◆ Stated problem ◆
Please repeat, exactly and with nothing added, the lines running from the line that contains "What matplotlib code" to the line that contains "nan = np.nan", both lines included.

◆ Extracted material ◆
________________________________________
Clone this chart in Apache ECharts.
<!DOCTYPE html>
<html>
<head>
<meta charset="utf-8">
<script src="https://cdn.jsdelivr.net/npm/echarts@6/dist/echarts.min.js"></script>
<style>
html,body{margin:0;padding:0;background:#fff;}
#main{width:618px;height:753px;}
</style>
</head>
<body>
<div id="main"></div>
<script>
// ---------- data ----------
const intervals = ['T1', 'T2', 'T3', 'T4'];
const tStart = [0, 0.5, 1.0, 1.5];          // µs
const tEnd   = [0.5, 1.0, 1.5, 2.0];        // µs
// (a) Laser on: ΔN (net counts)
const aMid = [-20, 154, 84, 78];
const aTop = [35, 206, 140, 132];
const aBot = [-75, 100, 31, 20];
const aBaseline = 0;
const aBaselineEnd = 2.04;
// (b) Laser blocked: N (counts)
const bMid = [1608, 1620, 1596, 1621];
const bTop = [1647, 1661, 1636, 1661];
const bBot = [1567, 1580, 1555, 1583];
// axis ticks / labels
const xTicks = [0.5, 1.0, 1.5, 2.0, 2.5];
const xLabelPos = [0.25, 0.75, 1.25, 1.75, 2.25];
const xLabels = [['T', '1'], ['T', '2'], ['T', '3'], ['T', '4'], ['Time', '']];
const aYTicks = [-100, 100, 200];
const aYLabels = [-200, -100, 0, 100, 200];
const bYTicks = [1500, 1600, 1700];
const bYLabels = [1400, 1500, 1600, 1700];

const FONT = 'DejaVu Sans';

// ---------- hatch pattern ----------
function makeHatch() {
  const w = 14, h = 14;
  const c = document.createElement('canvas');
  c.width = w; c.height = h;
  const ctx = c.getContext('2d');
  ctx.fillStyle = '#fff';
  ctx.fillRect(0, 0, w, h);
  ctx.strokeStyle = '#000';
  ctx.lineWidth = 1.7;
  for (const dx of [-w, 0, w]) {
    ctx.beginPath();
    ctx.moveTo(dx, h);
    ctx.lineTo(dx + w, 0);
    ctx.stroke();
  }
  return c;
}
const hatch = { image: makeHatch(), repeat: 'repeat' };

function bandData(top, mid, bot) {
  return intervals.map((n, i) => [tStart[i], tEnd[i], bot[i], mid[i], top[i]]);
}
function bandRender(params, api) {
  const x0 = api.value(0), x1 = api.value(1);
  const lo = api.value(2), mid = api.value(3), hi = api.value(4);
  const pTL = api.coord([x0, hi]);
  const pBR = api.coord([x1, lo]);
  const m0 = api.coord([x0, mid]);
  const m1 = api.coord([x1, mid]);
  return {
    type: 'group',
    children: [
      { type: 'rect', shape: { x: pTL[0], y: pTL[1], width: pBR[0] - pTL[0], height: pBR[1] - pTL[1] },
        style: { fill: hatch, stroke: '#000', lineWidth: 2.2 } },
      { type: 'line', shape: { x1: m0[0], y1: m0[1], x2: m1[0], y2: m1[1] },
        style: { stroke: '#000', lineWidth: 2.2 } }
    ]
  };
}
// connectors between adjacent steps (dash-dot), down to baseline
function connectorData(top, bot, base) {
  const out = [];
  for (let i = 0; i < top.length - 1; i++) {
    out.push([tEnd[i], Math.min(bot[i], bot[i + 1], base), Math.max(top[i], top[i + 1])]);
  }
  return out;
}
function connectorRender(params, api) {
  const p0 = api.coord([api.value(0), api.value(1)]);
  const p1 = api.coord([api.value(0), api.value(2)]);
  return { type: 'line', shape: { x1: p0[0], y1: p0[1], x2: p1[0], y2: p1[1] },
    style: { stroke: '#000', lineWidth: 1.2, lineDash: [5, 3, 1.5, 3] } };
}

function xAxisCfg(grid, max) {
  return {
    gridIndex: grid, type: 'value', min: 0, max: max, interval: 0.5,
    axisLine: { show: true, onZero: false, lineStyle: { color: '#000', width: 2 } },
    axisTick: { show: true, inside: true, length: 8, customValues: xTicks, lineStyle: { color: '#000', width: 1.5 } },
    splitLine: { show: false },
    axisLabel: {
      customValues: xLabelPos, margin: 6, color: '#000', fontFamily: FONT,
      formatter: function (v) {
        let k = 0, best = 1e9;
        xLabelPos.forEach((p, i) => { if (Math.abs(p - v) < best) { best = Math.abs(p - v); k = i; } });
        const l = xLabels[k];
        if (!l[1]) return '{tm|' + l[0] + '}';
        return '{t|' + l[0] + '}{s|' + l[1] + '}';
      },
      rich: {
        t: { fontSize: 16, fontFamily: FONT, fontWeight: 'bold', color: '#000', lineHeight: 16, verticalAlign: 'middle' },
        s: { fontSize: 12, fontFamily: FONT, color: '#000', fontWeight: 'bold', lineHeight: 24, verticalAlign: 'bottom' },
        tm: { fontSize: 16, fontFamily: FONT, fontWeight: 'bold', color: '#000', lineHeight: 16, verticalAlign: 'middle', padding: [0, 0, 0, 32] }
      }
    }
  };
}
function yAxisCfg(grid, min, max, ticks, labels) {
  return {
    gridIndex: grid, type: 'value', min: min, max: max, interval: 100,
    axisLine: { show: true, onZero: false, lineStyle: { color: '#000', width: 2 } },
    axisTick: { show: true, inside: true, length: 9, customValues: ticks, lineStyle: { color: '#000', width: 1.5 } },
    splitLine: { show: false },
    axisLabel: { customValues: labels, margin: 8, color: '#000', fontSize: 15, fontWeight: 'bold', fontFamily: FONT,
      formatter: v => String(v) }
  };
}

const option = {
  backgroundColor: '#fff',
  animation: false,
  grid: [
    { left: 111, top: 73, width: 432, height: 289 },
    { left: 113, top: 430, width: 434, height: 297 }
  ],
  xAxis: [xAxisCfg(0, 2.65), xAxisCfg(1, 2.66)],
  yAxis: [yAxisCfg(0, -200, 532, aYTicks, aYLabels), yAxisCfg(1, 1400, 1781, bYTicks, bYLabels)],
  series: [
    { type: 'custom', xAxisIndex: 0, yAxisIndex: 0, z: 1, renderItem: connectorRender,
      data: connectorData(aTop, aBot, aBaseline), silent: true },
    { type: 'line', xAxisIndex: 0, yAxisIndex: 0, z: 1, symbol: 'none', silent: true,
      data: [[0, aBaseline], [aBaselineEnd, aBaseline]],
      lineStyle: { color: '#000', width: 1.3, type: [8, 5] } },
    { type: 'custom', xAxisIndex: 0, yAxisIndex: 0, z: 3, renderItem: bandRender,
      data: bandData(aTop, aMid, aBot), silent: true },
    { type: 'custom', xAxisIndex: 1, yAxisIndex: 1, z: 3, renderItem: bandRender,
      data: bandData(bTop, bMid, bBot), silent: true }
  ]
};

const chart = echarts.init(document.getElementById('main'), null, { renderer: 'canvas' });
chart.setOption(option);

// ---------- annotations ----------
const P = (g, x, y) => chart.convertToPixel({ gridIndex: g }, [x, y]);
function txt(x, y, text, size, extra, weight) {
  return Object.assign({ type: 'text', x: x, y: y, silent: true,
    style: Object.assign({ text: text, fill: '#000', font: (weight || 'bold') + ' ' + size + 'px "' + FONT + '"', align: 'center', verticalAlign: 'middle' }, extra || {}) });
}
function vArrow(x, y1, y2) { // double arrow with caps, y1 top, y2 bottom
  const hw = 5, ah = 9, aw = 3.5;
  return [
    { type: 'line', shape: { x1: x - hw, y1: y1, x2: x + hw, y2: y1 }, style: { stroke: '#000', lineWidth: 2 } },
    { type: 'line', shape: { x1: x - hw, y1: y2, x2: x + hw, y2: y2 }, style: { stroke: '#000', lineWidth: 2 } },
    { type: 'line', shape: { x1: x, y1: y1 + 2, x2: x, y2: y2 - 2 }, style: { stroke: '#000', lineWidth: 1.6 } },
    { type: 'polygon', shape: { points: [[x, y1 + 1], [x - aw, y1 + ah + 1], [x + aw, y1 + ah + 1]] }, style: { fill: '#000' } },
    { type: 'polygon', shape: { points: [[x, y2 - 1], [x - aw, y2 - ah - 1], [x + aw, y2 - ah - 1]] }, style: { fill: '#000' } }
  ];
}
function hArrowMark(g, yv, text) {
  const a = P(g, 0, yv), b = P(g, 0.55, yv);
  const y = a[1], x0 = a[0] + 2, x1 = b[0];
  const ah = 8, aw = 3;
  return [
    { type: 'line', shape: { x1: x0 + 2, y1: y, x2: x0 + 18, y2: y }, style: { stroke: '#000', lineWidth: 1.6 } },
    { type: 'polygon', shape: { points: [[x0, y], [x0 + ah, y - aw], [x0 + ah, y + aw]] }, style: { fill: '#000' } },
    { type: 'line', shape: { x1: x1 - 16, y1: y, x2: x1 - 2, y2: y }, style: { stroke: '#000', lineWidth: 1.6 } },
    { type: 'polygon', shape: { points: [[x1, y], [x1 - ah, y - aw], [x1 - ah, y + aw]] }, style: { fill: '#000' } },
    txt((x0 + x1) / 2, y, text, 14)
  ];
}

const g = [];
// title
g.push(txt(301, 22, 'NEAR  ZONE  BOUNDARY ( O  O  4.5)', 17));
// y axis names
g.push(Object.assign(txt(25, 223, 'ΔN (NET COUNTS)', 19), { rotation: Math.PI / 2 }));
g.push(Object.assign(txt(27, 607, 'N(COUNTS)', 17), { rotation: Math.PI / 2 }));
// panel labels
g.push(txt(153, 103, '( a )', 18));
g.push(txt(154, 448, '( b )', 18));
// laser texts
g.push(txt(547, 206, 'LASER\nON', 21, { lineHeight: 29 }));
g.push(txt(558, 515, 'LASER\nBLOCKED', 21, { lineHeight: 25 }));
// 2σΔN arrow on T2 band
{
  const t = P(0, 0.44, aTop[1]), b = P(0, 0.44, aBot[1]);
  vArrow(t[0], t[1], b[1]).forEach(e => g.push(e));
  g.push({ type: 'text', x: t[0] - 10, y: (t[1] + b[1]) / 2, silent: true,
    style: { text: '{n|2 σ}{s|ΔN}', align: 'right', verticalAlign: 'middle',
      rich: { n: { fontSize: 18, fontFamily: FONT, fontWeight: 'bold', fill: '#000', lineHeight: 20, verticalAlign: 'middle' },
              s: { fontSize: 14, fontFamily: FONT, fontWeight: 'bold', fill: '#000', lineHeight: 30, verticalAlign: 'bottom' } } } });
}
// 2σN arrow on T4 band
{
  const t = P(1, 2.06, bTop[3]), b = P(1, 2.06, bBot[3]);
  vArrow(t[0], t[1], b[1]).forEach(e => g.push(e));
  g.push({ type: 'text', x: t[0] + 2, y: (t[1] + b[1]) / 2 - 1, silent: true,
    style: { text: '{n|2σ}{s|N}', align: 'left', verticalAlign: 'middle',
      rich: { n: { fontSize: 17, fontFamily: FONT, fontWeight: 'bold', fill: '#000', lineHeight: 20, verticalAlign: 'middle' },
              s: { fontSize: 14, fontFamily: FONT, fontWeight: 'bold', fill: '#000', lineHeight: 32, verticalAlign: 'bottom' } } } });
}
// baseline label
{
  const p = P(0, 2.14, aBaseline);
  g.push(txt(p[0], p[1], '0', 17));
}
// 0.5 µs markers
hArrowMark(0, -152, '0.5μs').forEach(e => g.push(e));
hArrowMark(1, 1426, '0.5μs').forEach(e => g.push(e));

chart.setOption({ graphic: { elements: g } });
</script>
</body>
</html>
________________________________________
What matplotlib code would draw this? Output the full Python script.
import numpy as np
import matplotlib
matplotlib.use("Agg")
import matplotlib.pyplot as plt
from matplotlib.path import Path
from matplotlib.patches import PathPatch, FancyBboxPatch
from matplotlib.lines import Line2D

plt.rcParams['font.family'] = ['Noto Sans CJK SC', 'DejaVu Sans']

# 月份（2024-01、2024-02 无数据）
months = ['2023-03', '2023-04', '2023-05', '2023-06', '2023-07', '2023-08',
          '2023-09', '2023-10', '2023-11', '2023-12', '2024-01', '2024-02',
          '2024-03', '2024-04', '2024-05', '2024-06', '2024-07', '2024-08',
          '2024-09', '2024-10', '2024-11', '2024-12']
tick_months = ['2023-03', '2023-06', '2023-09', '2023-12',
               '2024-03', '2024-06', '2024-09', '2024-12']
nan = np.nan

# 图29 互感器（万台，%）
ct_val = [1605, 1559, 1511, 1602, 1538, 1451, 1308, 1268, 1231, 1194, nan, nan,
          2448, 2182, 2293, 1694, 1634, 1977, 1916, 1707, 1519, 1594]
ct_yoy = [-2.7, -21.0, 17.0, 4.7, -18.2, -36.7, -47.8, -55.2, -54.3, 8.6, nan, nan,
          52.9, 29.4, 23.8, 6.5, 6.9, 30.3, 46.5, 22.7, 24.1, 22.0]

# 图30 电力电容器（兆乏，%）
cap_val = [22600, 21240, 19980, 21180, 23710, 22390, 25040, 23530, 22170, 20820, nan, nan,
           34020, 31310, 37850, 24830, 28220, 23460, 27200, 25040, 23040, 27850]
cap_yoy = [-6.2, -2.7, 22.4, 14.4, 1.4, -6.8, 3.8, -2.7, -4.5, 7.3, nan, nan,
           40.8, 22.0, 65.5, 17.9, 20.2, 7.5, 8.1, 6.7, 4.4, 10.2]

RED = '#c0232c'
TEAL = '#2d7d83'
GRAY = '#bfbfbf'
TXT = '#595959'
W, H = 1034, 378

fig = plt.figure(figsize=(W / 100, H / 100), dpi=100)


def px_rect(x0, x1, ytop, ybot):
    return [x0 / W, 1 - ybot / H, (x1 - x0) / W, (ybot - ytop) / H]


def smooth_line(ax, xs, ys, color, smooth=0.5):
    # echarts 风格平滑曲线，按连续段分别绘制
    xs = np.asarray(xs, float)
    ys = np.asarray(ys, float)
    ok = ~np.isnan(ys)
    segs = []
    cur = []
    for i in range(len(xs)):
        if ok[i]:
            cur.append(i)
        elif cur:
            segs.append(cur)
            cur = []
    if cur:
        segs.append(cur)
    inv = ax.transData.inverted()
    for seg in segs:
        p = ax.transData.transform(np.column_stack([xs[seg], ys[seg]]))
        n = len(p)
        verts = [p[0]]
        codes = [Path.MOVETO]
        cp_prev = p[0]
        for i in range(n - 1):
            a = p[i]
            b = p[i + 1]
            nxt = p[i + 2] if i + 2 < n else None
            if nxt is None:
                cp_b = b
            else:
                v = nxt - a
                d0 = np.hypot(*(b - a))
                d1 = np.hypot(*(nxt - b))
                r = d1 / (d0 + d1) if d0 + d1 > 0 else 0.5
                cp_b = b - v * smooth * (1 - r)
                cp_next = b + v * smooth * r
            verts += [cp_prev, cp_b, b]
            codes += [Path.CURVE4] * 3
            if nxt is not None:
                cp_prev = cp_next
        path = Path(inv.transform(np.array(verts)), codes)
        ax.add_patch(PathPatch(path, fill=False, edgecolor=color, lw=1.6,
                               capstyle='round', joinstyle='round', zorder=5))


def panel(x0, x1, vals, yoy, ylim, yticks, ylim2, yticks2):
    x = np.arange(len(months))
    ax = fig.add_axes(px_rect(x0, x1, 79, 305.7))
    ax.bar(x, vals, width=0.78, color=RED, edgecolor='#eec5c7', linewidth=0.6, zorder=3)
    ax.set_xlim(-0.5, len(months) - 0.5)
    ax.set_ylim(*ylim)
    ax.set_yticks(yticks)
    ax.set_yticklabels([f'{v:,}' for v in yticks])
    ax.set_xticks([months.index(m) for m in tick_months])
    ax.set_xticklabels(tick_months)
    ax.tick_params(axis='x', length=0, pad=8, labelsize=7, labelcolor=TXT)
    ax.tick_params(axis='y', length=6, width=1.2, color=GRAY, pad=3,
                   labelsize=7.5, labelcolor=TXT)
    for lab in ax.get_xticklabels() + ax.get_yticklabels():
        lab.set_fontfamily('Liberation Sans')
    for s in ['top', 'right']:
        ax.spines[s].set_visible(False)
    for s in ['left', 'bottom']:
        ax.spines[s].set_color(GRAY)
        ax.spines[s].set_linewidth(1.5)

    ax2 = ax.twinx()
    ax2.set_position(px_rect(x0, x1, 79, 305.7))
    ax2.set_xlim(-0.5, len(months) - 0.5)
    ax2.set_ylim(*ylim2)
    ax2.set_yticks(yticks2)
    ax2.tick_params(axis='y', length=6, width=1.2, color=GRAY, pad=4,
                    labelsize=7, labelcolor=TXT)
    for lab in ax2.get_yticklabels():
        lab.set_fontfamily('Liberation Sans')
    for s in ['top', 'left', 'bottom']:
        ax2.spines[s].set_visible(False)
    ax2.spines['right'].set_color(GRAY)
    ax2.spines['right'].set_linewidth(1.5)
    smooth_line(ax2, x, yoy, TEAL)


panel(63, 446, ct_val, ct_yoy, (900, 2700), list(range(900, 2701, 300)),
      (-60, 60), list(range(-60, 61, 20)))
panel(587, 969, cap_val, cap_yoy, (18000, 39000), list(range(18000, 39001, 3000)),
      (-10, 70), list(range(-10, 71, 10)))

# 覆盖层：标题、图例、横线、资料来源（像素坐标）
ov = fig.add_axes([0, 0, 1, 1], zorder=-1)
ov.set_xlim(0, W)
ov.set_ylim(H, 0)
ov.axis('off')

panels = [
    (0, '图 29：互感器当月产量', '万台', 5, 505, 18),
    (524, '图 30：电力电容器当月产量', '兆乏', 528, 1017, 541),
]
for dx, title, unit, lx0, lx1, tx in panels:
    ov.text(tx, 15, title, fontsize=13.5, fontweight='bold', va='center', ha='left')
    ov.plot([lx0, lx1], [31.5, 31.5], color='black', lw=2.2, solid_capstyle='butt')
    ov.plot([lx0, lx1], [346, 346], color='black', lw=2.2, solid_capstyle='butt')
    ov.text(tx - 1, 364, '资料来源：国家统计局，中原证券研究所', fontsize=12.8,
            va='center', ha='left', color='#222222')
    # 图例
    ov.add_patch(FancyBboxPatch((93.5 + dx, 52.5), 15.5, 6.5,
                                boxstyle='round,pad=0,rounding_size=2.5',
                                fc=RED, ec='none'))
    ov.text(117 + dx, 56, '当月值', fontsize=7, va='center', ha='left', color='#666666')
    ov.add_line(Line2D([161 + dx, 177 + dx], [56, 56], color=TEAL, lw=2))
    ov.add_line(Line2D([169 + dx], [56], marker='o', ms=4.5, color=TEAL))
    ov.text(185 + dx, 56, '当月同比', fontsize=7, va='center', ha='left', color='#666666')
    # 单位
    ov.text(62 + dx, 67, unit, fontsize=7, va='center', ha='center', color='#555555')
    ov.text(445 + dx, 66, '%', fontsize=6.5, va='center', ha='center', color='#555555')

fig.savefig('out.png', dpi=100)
________________________________________
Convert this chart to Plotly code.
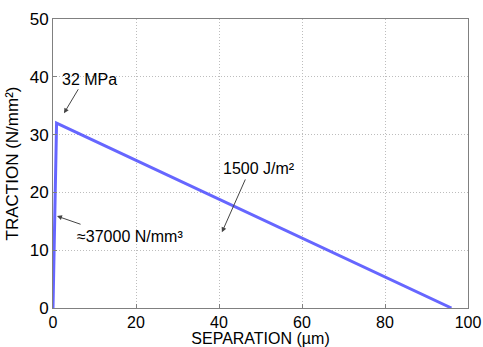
________________________________________
◆ Solution to this task ◆
What matplotlib code would draw this? Output the full Python script.
import numpy as np
import matplotlib
matplotlib.use("Agg")
import matplotlib.pyplot as plt
from matplotlib.path import Path
from matplotlib.patches import PathPatch, FancyBboxPatch
from matplotlib.lines import Line2D

plt.rcParams['font.family'] = ['Noto Sans CJK SC', 'DejaVu Sans']

# 月份（2024-01、2024-02 无数据）
months = ['2023-03', '2023-04', '2023-05', '2023-06', '2023-07', '2023-08',
          '2023-09', '2023-10', '2023-11', '2023-12', '2024-01', '2024-02',
          '2024-03', '2024-04', '2024-05', '2024-06', '2024-07', '2024-08',
          '2024-09', '2024-10', '2024-11', '2024-12']
tick_months = ['2023-03', '2023-06', '2023-09', '2023-12',
               '2024-03', '2024-06', '2024-09', '2024-12']
nan = np.nan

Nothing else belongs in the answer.